Ancora non è ben chiaro come un quiz di ottanta domande in ottanta minuti possa essere valido per testare le qualifiche di un insegnante. È utile tanto quanto lo sono i testi degli Invalsi – per niente! Combatteremo sempre contro una scuola che fa del sapere nozionistico e del dualismo tra competenze e abilità i suoi fiori all’occhiello
Infine, il tempismo. In un periodo emergenziale come questo è impensabile credere che i docenti possano avere la lucidità di studiare con serietà. Esami, lezioni, consigli, collegi, riunioni dipartimentali a distanza contornate da un “cosa hai detto” a un “la linea non va”. Per non parlare di chi svolge il duplice compito di insegnante e genitore, dividendosi tra le sue lezioni e quelle dei propri figli. Esistono regioni dell’Italia che ancora oggi contano quotidianamente le vittime. Il governo non può chiedere ai cittadini di smettere di aver paura dopo aver innescato una vera e propria “strategia del terrore”.

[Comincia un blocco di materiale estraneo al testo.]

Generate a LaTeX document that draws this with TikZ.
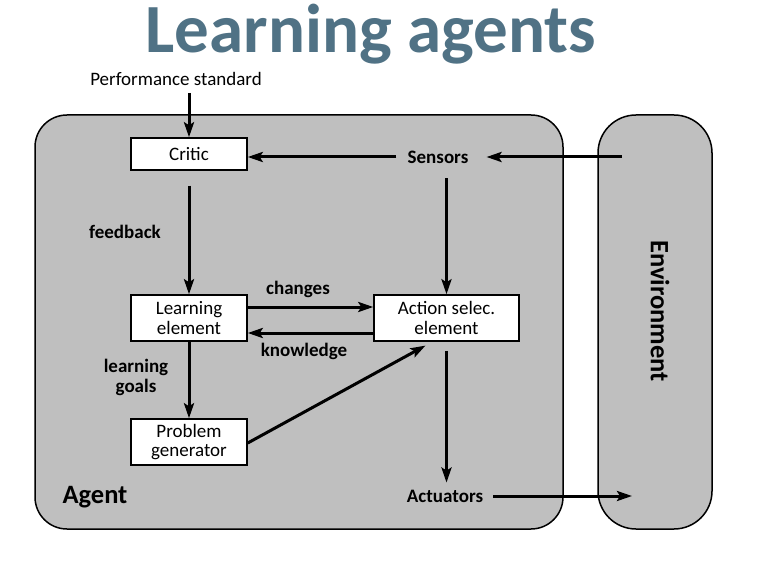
\documentclass[tikz,border=0pt]{standalone}
\usepackage{fontspec}
\setmainfont{Carlito}
\usetikzlibrary{arrows.meta}
\definecolor{titleblue}{RGB}{80,114,133}
\definecolor{boxgray}{RGB}{191,191,191}
\begin{document}
\begin{tikzpicture}[x=1pt,y=-1pt,
  box/.style={draw=black,line width=1.5pt,fill=white,inner sep=0pt,align=center,
    font=\fontsize{19}{19.5}\selectfont},
  lbl/.style={inner sep=0pt,align=center,font=\fontsize{19}{20}\selectfont\bfseries},
  arr/.style={line width=3pt,-{Stealth[length=15pt,width=10pt,inset=3pt]}},
  panel/.style={draw=black,line width=1.5pt,fill=boxgray}]
\useasboundingbox[fill=white] (0,0) rectangle (767,561);
% title
\node[anchor=base,inner sep=0pt,text height=46pt,text depth=14pt,text=titleblue,font=\fontsize{69}{70}\selectfont\bfseries] (title) at (371,53) {Learning agents};
% panels
\draw[panel,rounded corners=32pt] (35,115) rectangle (563,529);
\draw[panel,rounded corners=38pt] (598,115) rectangle (712,529);
% nodes
\node[box,minimum width=116pt,minimum height=32pt] (critic) at (189,154) {Critic};
\node[box,minimum width=116pt,minimum height=46pt] (learn) at (189,318) {Learning\\element};
\node[box,minimum width=145pt,minimum height=46pt] (action) at (446.5,318) {Action selec.\\element};
\node[box,minimum width=116pt,minimum height=46pt] (problem) at (189,442) {Problem\\generator};
\node[inner sep=0pt,font=\fontsize{19}{20}\selectfont] (perf) at (176,79) {Performance standard};
\node[lbl] (sensors) at (438,157) {Sensors};
\node[lbl] (actuators) at (445,496) {Actuators};
\node[lbl] (feedback) at (125,232) {feedback};
\node[lbl] (changes) at (298,289) {changes};
\node[lbl] (knowledge) at (304,351) {knowledge};
\node[lbl] (goals) at (136,377) {learning\\goals};
\node[inner sep=0pt,font=\fontsize{26.5}{28}\selectfont\bfseries] (agent) at (95,497) {Agent};
\node[inner sep=0pt,rotate=-90,font=\fontsize{26.5}{28}\selectfont\bfseries] (env) at (660,311) {Environment};
\coordinate (envout) at (622,157);
\coordinate (envin) at (632,496);
% connectors
\draw[arr,shorten <=7pt] (perf.south -| critic.north) -- (critic.north);
\draw[arr,shorten <=11pt] (sensors.west) -- (sensors.west -| critic.east);
\draw[arr,shorten >=18pt] (envout) -- (sensors.east);
\draw[arr,shorten <=15pt] (critic.south) -- (learn.north);
\draw[arr,shorten <=15pt] (sensors.south -| action.north) -- (action.north);
\draw[arr] ([yshift=11pt]learn.east) -- ([yshift=11pt]action.west);
\draw[arr] ([yshift=-15pt]action.west) -- ([yshift=-15pt]learn.east);
\draw[arr] (learn.south) -- (problem.north);
\draw[arr,shorten >=8pt] ([yshift=-1pt]problem.east) -- ([xshift=-14pt]action.south);
\draw[arr,shorten <=9pt,shorten >=7pt] (action.south) -- (actuators.north -| action.south);
\draw[arr,shorten <=10pt] (actuators.east) -- (envin);
\end{tikzpicture}
\end{document}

Bisogna considerare che in questo momento non è possibile svolgerli in sicurezza. Migliaia di persone in giro per l’Italia, coi mezzi pubblici, a dormire presso alberghi o in case di amici, dentro scuole sicuramente non ancora sanificate rischiano di scatenare nuovi focolai.
A questi concorsi fittizi si aggiunge la non riapertura delle graduatorie di Istituto, un’ulteriore spinta alla precarizzazione dei lavoratori del mondo della scuola.

Una scuola nuova, aperta, democratica
Crediamo vivamente che questo stato di emergenza abbia avuto il merito di far emergere le contraddizioni presenti in settori essenziali come la sanità e l’istruzione. Vogliamo ribaltare la concezione di scuola “moderna”, più simile a un’azienda che a un luogo di libertà e sperimentazione. Ci opponiamo fermamente al modello di scuola del futuro, in cui il profitto è messo in primo piano. Un modello in cui si preferisce la Didattica a Distanza alla scuola in presenza perché quest’ultima non produce profitto. Vogliamo che venga data nuovamente centralità agli organi collegiali. Ci opponiamo al sistema dei crediti e delle valutazioni sommative. In questi ultimi mesi si sono dimostrate essere scelte che si preoccupano della forma e non della sostanza.